Parish and manorial histories
Local history can be colourful but unreliable. Place no faith in statements made without a source supplied. You can track down local history via bibliographies listed under local listory, or in the catalogues of local studies libraries. A few general hints:
- Parish histories generally include manorial history. In many cases parish and manor were coterminous, the manorial lord having built the church for his manor and so created the parish. However it is not always so straightforward. The subdivision of manors or grants of land could result in two or more manors within one parish. For example see A Gazetteer of Cornish Manors by Cornwall Record Office and Ian Mortimer's Guide to the Manors of Devon.

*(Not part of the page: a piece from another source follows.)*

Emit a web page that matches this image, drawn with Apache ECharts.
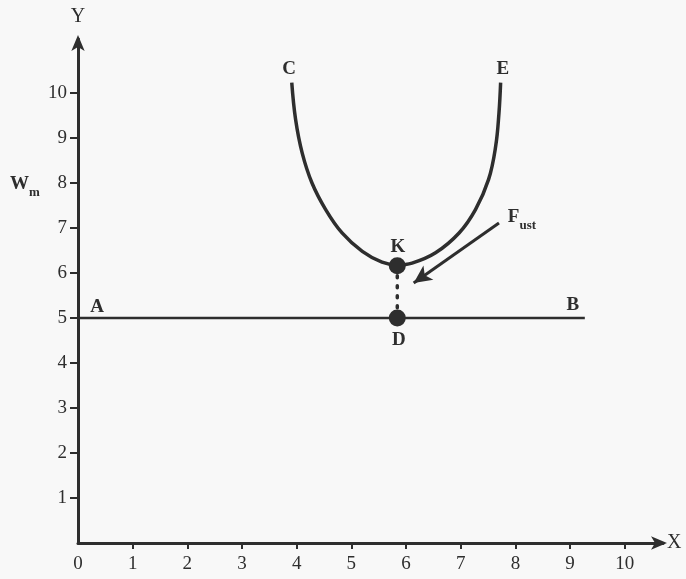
<!DOCTYPE html>
<html>
<head>
<meta charset="utf-8">
<script src="https://cdn.jsdelivr.net/npm/echarts@6/dist/echarts.min.js"></script>
<style>
html,body{margin:0;padding:0;background:#f8f8f8;}
#chart{width:686px;height:579px;}
</style>
</head>
<body>
<div id="chart"></div>
<script>
// Tick labels
var xTicks = [0,1,2,3,4,5,6,7,8,9,10];
var yTicks = [1,2,3,4,5,6,7,8,9,10];
// Curve CKE (U-shaped)
var curveX = [3.91, 3.98, 4.10, 4.28, 4.53, 4.83, 5.20, 5.56, 5.84, 6.11, 6.54, 6.97, 7.27, 7.51, 7.64, 7.70, 7.73];
var curveY = [10.23, 9.41, 8.67, 8.00, 7.41, 6.89, 6.48, 6.24, 6.18, 6.22, 6.45, 6.89, 7.41, 8.08, 8.82, 9.56, 10.23];
// Line AB
var lineABX = [0, 9.27];
var lineABY = [5, 5];
// Points K and D
var pointNames = ['K', 'D'];
var pointX = [5.84, 5.84];
var pointY = [6.16, 5];
// F_ust arrow (start, end)
var arrowX = [7.70, 6.14];
var arrowY = [7.11, 5.78];
// Text labels
var labelNames = ['A', 'B', 'C', 'E', 'K', 'D', 'F_ust', 'W_m'];
var labelX = [0.35, 9.05, 3.86, 7.77, 5.85, 5.87, 8.12, -0.97];
var labelY = [5.28, 5.32, 10.56, 10.56, 6.62, 4.55, 7.27, 8.0];

var ink = '#2e2e2e';
var font = 'Liberation Serif';

function zip(a, b) { return a.map(function (v, i) { return [v, b[i]]; }); }

var labelData = labelNames.map(function (n, i) { return [labelX[i], labelY[i], n]; });

var chart = echarts.init(document.getElementById('chart'));
chart.setOption({
  backgroundColor: '#f8f8f8',
  animation: false,
  grid: { left: 78, top: 39, width: 585, bottom: 36, containLabel: false },
  xAxis: {
    type: 'value', min: 0, max: 10.7, interval: 1,
    name: 'X', nameLocation: 'end', nameGap: 4,
    nameTextStyle: { color: ink, fontFamily: font, fontSize: 20, verticalAlign: 'middle' },
    splitLine: { show: false },
    axisLine: { lineStyle: { color: ink, width: 3 }, symbol: ['none', 'arrow'], symbolSize: [10, 16], symbolOffset: [0, 4] },
    axisTick: { show: true, inside: false, length: 6, lineStyle: { color: ink, width: 2 }, customValues: xTicks.slice(1) },
    axisLabel: { color: ink, fontFamily: font, fontSize: 19, margin: 12, customValues: xTicks }
  },
  yAxis: {
    type: 'value', min: 0, max: 11.2, interval: 1,
    name: 'Y', nameLocation: 'end', nameGap: 12,
    nameTextStyle: { color: ink, fontFamily: font, fontSize: 20 },
    splitLine: { show: false },
    axisLine: { lineStyle: { color: ink, width: 3 }, symbol: ['none', 'arrow'], symbolSize: [10, 16], symbolOffset: [0, 4] },
    axisTick: { show: true, length: 8, lineStyle: { color: ink, width: 2 }, customValues: yTicks },
    axisLabel: { color: ink, fontFamily: font, fontSize: 19, margin: 11, customValues: yTicks }
  },
  series: [
    {
      name: 'AB', type: 'line', data: zip(lineABX, lineABY), symbol: 'none',
      lineStyle: { color: ink, width: 2.5 }
    },
    {
      name: 'CKE', type: 'line', data: zip(curveX, curveY), symbol: 'none', smooth: 0.4,
      lineStyle: { color: ink, width: 3.5 }
    },
    {
      name: 'KD', type: 'line', data: zip(pointX, pointY), symbol: 'none',
      lineStyle: { color: ink, width: 3.5, type: [2, 8], cap: 'round' }
    },
    {
      name: 'points', type: 'scatter', data: zip(pointX, pointY), symbolSize: 17,
      itemStyle: { color: ink, opacity: 1 }, z: 5
    },
    {
      name: 'arrow', type: 'line', data: [], symbol: 'none',
      markLine: {
        silent: true, symbol: ['none', 'arrow'], symbolSize: [13, 18],
        lineStyle: { color: ink, width: 3, type: 'solid', opacity: 1 },
        label: { show: false },
        data: [[{ coord: [arrowX[0], arrowY[0]] }, { coord: [arrowX[1], arrowY[1]] }]]
      }
    },
    {
      name: 'labels', type: 'scatter', data: labelData, symbolSize: 0, clip: false, z: 6,
      itemStyle: { opacity: 1 },
      label: {
        show: true, position: 'inside', color: ink, fontFamily: font, fontSize: 19, fontWeight: 'bold',
        formatter: function (p) {
          var n = p.data[2];
          if (n.indexOf('_') > 0) {
            var parts = n.split('_');
            return '{b|' + parts[0] + '}{s|' + parts[1] + '}';
          }
          return '{b|' + n + '}';
        },
        rich: {
          b: { fontFamily: font, fontSize: 19, fontWeight: 'bold', color: ink, lineHeight: 22, verticalAlign: 'bottom' },
          s: { fontFamily: font, fontSize: 13, fontWeight: 'bold', color: ink, lineHeight: 22, verticalAlign: 'bottom', padding: [0, 0, -5, 0] }
        }
      }
    }
  ]
});
</script>
</body>
</html>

- Journals of local historical or archaeological societies often include parish and manorial histories.
- County histories include parish and manorial histories. For England the standard is set by the Victoria County History, which supersedes the older county histories, but it remains incomplete.
- In recent years there has been a wave of inter-disciplinary settlement studies which combine documentary sources with archaeological and/or standing building evidence. Some focus on specific manors, for example: J. Lyttleton and T. O'Keeffe (eds.), The Manor in Medieval and Early Modern Ireland (2005).